Seigneur Jésus, toi qui as pris
Si souvent le chemin de la montagne,
Pour trouver le silence,
Pour enseigner tes apôtres,
Proclamer les Béatitudes ;
Pour offrir ton sacrifice,
Envoyer tes apôtres,
Et faire retour au Père,
Attire-moi vers en haut,
Fais de moi un pèlerin de la montagne.

Mais déjà, il faut penser à redescendre. Le soleil est en train de faire fondre la neige, et il nous faut encore traverser un glacier qui demandera toute notre attention. Et puis nous retrouvons une vague sente, allant s’élargissant jusqu’à un chemin que l’on peut suivre en pleine confiance. Se désencorder, marcher librement, ensemble. On retrouve aussi de la verdure, des plantes, des fleurs, absentes en dessus de 3000 m, ce qui rend le paysage si austère et aride.

Après 15 heures de marche, la course prend fin de retour à la voiture. Tremper les pieds dans la rivière très froide qui coule du glacier et prendre ensuite une boisson désaltérante au bistro font pour nous partie de la course ! C’est le moment de faire le bilan de notre journée, de se dire que là-haut, dans ce monde où la vie semble impossible, règne une paix que rien ne semble pouvoir altérer. Nous n’avons fait que passer, avec respect et modestie, dans un monde qui ne nous appartient pas et dans lequel tout imprévu peut avoir des conséquences dramatiques…

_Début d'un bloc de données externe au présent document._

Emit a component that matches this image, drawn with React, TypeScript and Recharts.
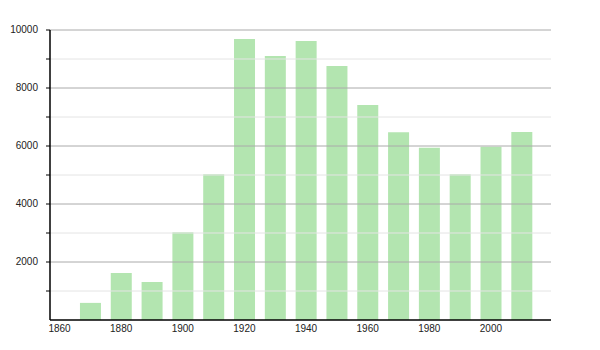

A l’image de la vie avec Dieu, il est parfois bon de se sentir « encordé », lié dans la vie à d’autres, à l’autre, à Dieu. Prendre ensemble les décisions, se laisser guider, assurer l’autre, le retenir, l’encourager, autant de gestes qui sont le quotidien de la vie avec Dieu…


Et puis savoir aussi prendre ses repères pour ne pas s’égarer, connaître ses limites, celles de l’autre, se reposer et prendre le temps de l’émerveillement, relâcher son attention, avancer, se « cramponner » parfois, c’est aussi le chemin que tout croyant est amené à vivre…


La marche en montagne ressemble parfois à une allégorie de la marche avec Dieu.